[start of SOURCE EXCERPT]

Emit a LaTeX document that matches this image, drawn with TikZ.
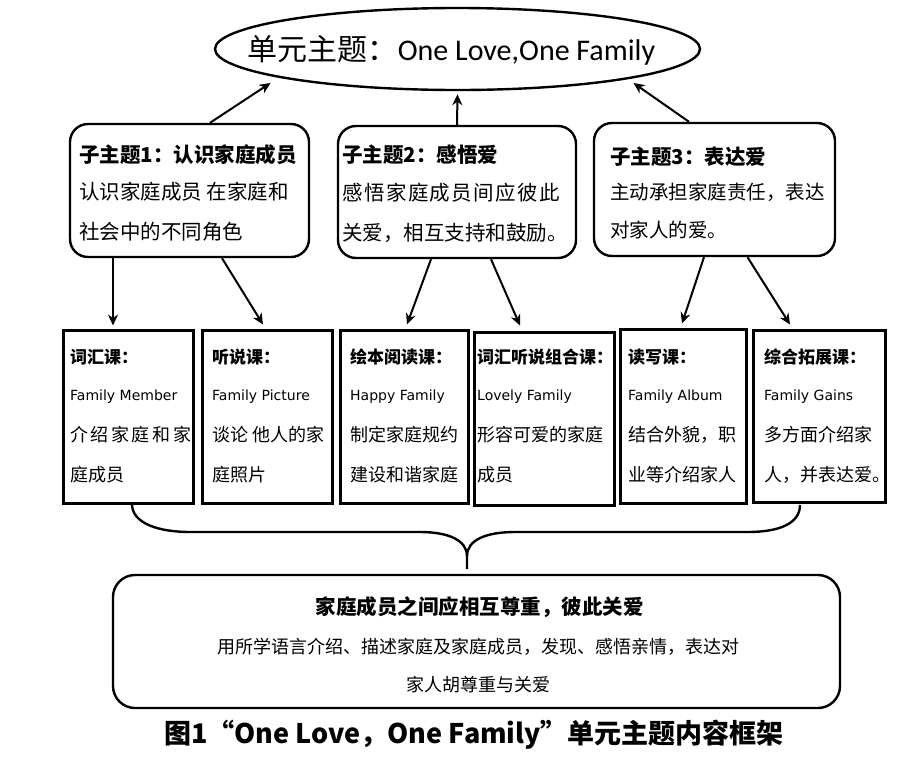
\documentclass[tikz,border=0pt]{standalone}
\usepackage{fontspec}
\setmainfont{Noto Sans CJK SC}
\newfontfamily\carl{Carlito}
\newfontfamily\dvs{DejaVu Sans}
\usetikzlibrary{shapes.geometric,arrows.meta}
\begin{document}
\begin{tikzpicture}[x=1pt,y=-1pt,
  ell/.style={draw,ellipse,line width=2.4pt,inner sep=0pt,minimum width=485pt,minimum height=82pt},
  subbox/.style={draw,line width=2.4pt,rounded corners=18pt,inner sep=0pt},
  lesbox/.style={draw,line width=3pt,inner sep=0pt},
  botbox/.style={draw,line width=2.4pt,rounded corners=22pt,inner sep=0pt},
  txt/.style={anchor=west,inner sep=0pt},
  ctxt/.style={anchor=center,inner sep=0pt},
  subtitle/.style={txt,font=\fontsize{20.5pt}{24pt}\selectfont\bfseries},
  subbody/.style={txt,font=\fontsize{20.5pt}{24pt}\selectfont},
  lestitle/.style={txt,font=\fontsize{17pt}{20pt}\selectfont\bfseries},
  lesen/.style={txt,font=\fontsize{14pt}{17pt}\selectfont\dvs},
  lescn/.style={txt,font=\fontsize{18pt}{21pt}\selectfont},
  arr/.style={line width=2pt,-{Stealth[length=11pt,width=10pt]}},
  bracestyle/.style={line width=2.4pt}]
\useasboundingbox (0,0) rectangle (924,777);
\fill[white] (0,0) rectangle (924,777);

% top ellipse
\node[ell] (el) at (457.5,49) {};
\node[ctxt,font=\fontsize{30pt}{34pt}\selectfont] (elt) at (451.5,50) {单元主题：{\carl One Love,One Family}};

% sub-topic boxes
\node[subbox,minimum width=239pt,minimum height=133pt] (s1) at (189.5,190.5) {};
\node[subbox,minimum width=238pt,minimum height=132pt] (s2) at (457,192) {};
\node[subbox,minimum width=241pt,minimum height=133pt] (s3) at (714.5,189.5) {};

\node[subtitle] (s1a) at (79,155) {子主题1：认识家庭成员};
\node[subbody] (s1b) at (79,192) {认识家庭成员\ 在家庭和};
\node[subbody] (s1c) at (79,232) {社会中的不同角色};

\node[subtitle] (s2a) at (342,155) {子主题2：感悟爱};
\node[subbody] (s2b) at (342,193) {\addfontfeature{LetterSpace=7}感悟家庭成员间应彼此};
\node[subbody] (s2c) at (342,233) {关爱，相互支持和鼓励。};

\node[subtitle] (s3a) at (610,157) {子主题3：表达爱};
\node[subbody,font=\fontsize{19.5pt}{23pt}\selectfont] (s3b) at (610,192) {主动承担家庭责任，表达};
\node[subbody,font=\fontsize{19.5pt}{23pt}\selectfont] (s3c) at (610,230) {对家人的爱。};

% lesson boxes
\node[lesbox,minimum width=130pt,minimum height=173pt] (L1) at (128,416.5) {};
\node[lesbox,minimum width=130pt,minimum height=173pt] (L2) at (267,416.5) {};
\node[lesbox,minimum width=128pt,minimum height=173pt] (L3) at (404,416.5) {};
\node[lesbox,minimum width=140pt,minimum height=173pt] (L4) at (544,418.5) {};
\node[lesbox,minimum width=126pt,minimum height=174pt] (L5) at (683,416) {};
\node[lesbox,minimum width=132pt,minimum height=172pt] (L6) at (819,416) {};

\node[lestitle] (L1a) at (70,357) {词汇课：};
\node[lesen] (L1b) at (70,397) {Family Member};
\node[lescn] (L1c) at (70,435) {介\hspace{2.6pt}绍\hspace{2.6pt}家\hspace{2.6pt}庭\hspace{2.6pt}和\hspace{2.6pt}家};
\node[lescn] (L1d) at (70,475) {庭成员};

\node[lestitle] (L2a) at (212,357) {听说课：};
\node[lesen] (L2b) at (212,397) {Family Picture};
\node[lescn] (L2c) at (212,435) {谈论\ 他人的家};
\node[lescn] (L2d) at (212,475) {庭照片};

\node[lestitle] (L3a) at (350,357) {绘本阅读课：};
\node[lesen] (L3b) at (350,397) {Happy Family};
\node[lescn] (L3c) at (350,435) {制定家庭规约};
\node[lescn] (L3d) at (350,475) {建设和谐家庭};

\node[lestitle] (L4a) at (477,357) {词汇听说组合课：};
\node[lesen] (L4b) at (477,397) {Lovely Family};
\node[lescn] (L4c) at (477,435) {形容可爱的家庭};
\node[lescn] (L4d) at (477,475) {成员};

\node[lestitle] (L5a) at (628,357) {读写课：};
\node[lesen] (L5b) at (628,397) {Family Album};
\node[lescn] (L5c) at (628,435) {结合外貌，职};
\node[lescn] (L5d) at (628,475) {业等介绍家人};

\node[lestitle] (L6a) at (764,357) {综合拓展课：};
\node[lesen] (L6b) at (764,397) {Family Gains};
\node[lescn] (L6c) at (764,435) {多方面介绍家};
\node[lescn] (L6d) at (764,475) {人，并表达爱。};

% bottom box
\node[botbox,minimum width=727pt,minimum height=133pt] (bot) at (476.5,641.5) {};
\node[ctxt,font=\fontsize{20.5pt}{24pt}\selectfont\bfseries] (bota) at (479.5,607) {家庭成员之间应相互尊重，彼此关爱};
\node[ctxt,font=\fontsize{18pt}{21pt}\selectfont] (botb) at (478,647) {用所学语言介绍、描述家庭及家庭成员，发现、感悟亲情，表达对};
\node[ctxt,font=\fontsize{18pt}{21pt}\selectfont] (botc) at (478,685) {家人胡尊重与关爱};

% caption
\node[ctxt,font=\fontsize{27pt}{31pt}\selectfont\bfseries] (cap) at (474,735) {图1“One Love，One Family”单元主题内容框架};

% arrows to ellipse
\draw[arr] ([xshift=20.5pt]s1.north) -- ([shift={(-187pt,-34pt)}]el.center);
\draw[arr] (s2.north) -- ([yshift=-3pt]el.south);
\draw[arr] ([xshift=-25.5pt]s3.north) -- ([shift={(176pt,-34pt)}]el.center);

% arrows to lesson boxes
\draw[arr] ([xshift=-76.5pt]s1.south) -- ([xshift=-15pt,yshift=3pt]L1.north);
\draw[arr] ([xshift=32.5pt]s1.south) -- ([xshift=-4pt,yshift=4pt]L2.north);
\draw[arr] ([xshift=-26pt]s2.south) -- ([xshift=3pt,yshift=4pt]L3.north);
\draw[arr] ([xshift=34pt]s2.south) -- ([xshift=-24pt,yshift=5pt]L4.north);
\draw[arr] ([xshift=-10.5pt]s3.south) -- ([xshift=-1pt,yshift=4pt]L5.north);
\draw[arr] ([xshift=33pt]s3.south) -- ([xshift=-29pt,yshift=4pt]L6.north);

% brace
\draw[bracestyle] (132,504) .. controls (132,524) and (160,532) .. (190,532) -- (420,532)
  .. controls (448,532) and (467,540) .. (467,556) -- (467,569);
\draw[bracestyle] (467,556) .. controls (467,540) and (486,532) .. (515,532) -- (748,532)
  .. controls (778,532) and (800,524) .. (800,505);
\end{tikzpicture}
\end{document}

[end of SOURCE EXCERPT]

Reproduce the listing word for word and omit its pictures.

* WORKED ANSWER:
Emit a LaTeX document that matches this image, drawn with TikZ.
\documentclass[tikz,border=0pt]{standalone}
\usepackage{fontspec}
\setmainfont{Noto Sans CJK SC}
\newfontfamily\carl{Carlito}
\newfontfamily\dvs{DejaVu Sans}
\usetikzlibrary{shapes.geometric,arrows.meta}
\begin{document}
\begin{tikzpicture}[x=1pt,y=-1pt,
  ell/.style={draw,ellipse,line width=2.4pt,inner sep=0pt,minimum width=485pt,minimum height=82pt},
  subbox/.style={draw,line width=2.4pt,rounded corners=18pt,inner sep=0pt},
  lesbox/.style={draw,line width=3pt,inner sep=0pt},
  botbox/.style={draw,line width=2.4pt,rounded corners=22pt,inner sep=0pt},
  txt/.style={anchor=west,inner sep=0pt},
  ctxt/.style={anchor=center,inner sep=0pt},
  subtitle/.style={txt,font=\fontsize{20.5pt}{24pt}\selectfont\bfseries},
  subbody/.style={txt,font=\fontsize{20.5pt}{24pt}\selectfont},
  lestitle/.style={txt,font=\fontsize{17pt}{20pt}\selectfont\bfseries},
  lesen/.style={txt,font=\fontsize{14pt}{17pt}\selectfont\dvs},
  lescn/.style={txt,font=\fontsize{18pt}{21pt}\selectfont},
  arr/.style={line width=2pt,-{Stealth[length=11pt,width=10pt]}},
  bracestyle/.style={line width=2.4pt}]
\useasboundingbox (0,0) rectangle (924,777);
\fill[white] (0,0) rectangle (924,777);

% top ellipse
\node[ell] (el) at (457.5,49) {};
\node[ctxt,font=\fontsize{30pt}{34pt}\selectfont] (elt) at (451.5,50) {单元主题：{\carl One Love,One Family}};

% sub-topic boxes
\node[subbox,minimum width=239pt,minimum height=133pt] (s1) at (189.5,190.5) {};
\node[subbox,minimum width=238pt,minimum height=132pt] (s2) at (457,192) {};
\node[subbox,minimum width=241pt,minimum height=133pt] (s3) at (714.5,189.5) {};

\node[subtitle] (s1a) at (79,155) {子主题1：认识家庭成员};
\node[subbody] (s1b) at (79,192) {认识家庭成员\ 在家庭和};
\node[subbody] (s1c) at (79,232) {社会中的不同角色};

\node[subtitle] (s2a) at (342,155) {子主题2：感悟爱};
\node[subbody] (s2b) at (342,193) {\addfontfeature{LetterSpace=7}感悟家庭成员间应彼此};
\node[subbody] (s2c) at (342,233) {关爱，相互支持和鼓励。};

\node[subtitle] (s3a) at (610,157) {子主题3：表达爱};
\node[subbody,font=\fontsize{19.5pt}{23pt}\selectfont] (s3b) at (610,192) {主动承担家庭责任，表达};
\node[subbody,font=\fontsize{19.5pt}{23pt}\selectfont] (s3c) at (610,230) {对家人的爱。};

% lesson boxes
\node[lesbox,minimum width=130pt,minimum height=173pt] (L1) at (128,416.5) {};
\node[lesbox,minimum width=130pt,minimum height=173pt] (L2) at (267,416.5) {};
\node[lesbox,minimum width=128pt,minimum height=173pt] (L3) at (404,416.5) {};
\node[lesbox,minimum width=140pt,minimum height=173pt] (L4) at (544,418.5) {};
\node[lesbox,minimum width=126pt,minimum height=174pt] (L5) at (683,416) {};
\node[lesbox,minimum width=132pt,minimum height=172pt] (L6) at (819,416) {};

\node[lestitle] (L1a) at (70,357) {词汇课：};
\node[lesen] (L1b) at (70,397) {Family Member};
\node[lescn] (L1c) at (70,435) {介\hspace{2.6pt}绍\hspace{2.6pt}家\hspace{2.6pt}庭\hspace{2.6pt}和\hspace{2.6pt}家};
\node[lescn] (L1d) at (70,475) {庭成员};

\node[lestitle] (L2a) at (212,357) {听说课：};
\node[lesen] (L2b) at (212,397) {Family Picture};
\node[lescn] (L2c) at (212,435) {谈论\ 他人的家};
\node[lescn] (L2d) at (212,475) {庭照片};

\node[lestitle] (L3a) at (350,357) {绘本阅读课：};
\node[lesen] (L3b) at (350,397) {Happy Family};
\node[lescn] (L3c) at (350,435) {制定家庭规约};
\node[lescn] (L3d) at (350,475) {建设和谐家庭};

\node[lestitle] (L4a) at (477,357) {词汇听说组合课：};
\node[lesen] (L4b) at (477,397) {Lovely Family};
\node[lescn] (L4c) at (477,435) {形容可爱的家庭};
\node[lescn] (L4d) at (477,475) {成员};

\node[lestitle] (L5a) at (628,357) {读写课：};
\node[lesen] (L5b) at (628,397) {Family Album};
\node[lescn] (L5c) at (628,435) {结合外貌，职};
\node[lescn] (L5d) at (628,475) {业等介绍家人};

\node[lestitle] (L6a) at (764,357) {综合拓展课：};
\node[lesen] (L6b) at (764,397) {Family Gains};
\node[lescn] (L6c) at (764,435) {多方面介绍家};
\node[lescn] (L6d) at (764,475) {人，并表达爱。};

% bottom box
\node[botbox,minimum width=727pt,minimum height=133pt] (bot) at (476.5,641.5) {};
\node[ctxt,font=\fontsize{20.5pt}{24pt}\selectfont\bfseries] (bota) at (479.5,607) {家庭成员之间应相互尊重，彼此关爱};
\node[ctxt,font=\fontsize{18pt}{21pt}\selectfont] (botb) at (478,647) {用所学语言介绍、描述家庭及家庭成员，发现、感悟亲情，表达对};
\node[ctxt,font=\fontsize{18pt}{21pt}\selectfont] (botc) at (478,685) {家人胡尊重与关爱};

% caption
\node[ctxt,font=\fontsize{27pt}{31pt}\selectfont\bfseries] (cap) at (474,735) {图1“One Love，One Family”单元主题内容框架};

% arrows to ellipse
\draw[arr] ([xshift=20.5pt]s1.north) -- ([shift={(-187pt,-34pt)}]el.center);
\draw[arr] (s2.north) -- ([yshift=-3pt]el.south);
\draw[arr] ([xshift=-25.5pt]s3.north) -- ([shift={(176pt,-34pt)}]el.center);

% arrows to lesson boxes
\draw[arr] ([xshift=-76.5pt]s1.south) -- ([xshift=-15pt,yshift=3pt]L1.north);
\draw[arr] ([xshift=32.5pt]s1.south) -- ([xshift=-4pt,yshift=4pt]L2.north);
\draw[arr] ([xshift=-26pt]s2.south) -- ([xshift=3pt,yshift=4pt]L3.north);
\draw[arr] ([xshift=34pt]s2.south) -- ([xshift=-24pt,yshift=5pt]L4.north);
\draw[arr] ([xshift=-10.5pt]s3.south) -- ([xshift=-1pt,yshift=4pt]L5.north);
\draw[arr] ([xshift=33pt]s3.south) -- ([xshift=-29pt,yshift=4pt]L6.north);

% brace
\draw[bracestyle] (132,504) .. controls (132,524) and (160,532) .. (190,532) -- (420,532)
  .. controls (448,532) and (467,540) .. (467,556) -- (467,569);
\draw[bracestyle] (467,556) .. controls (467,540) and (486,532) .. (515,532) -- (748,532)
  .. controls (778,532) and (800,524) .. (800,505);
\end{tikzpicture}
\end{document}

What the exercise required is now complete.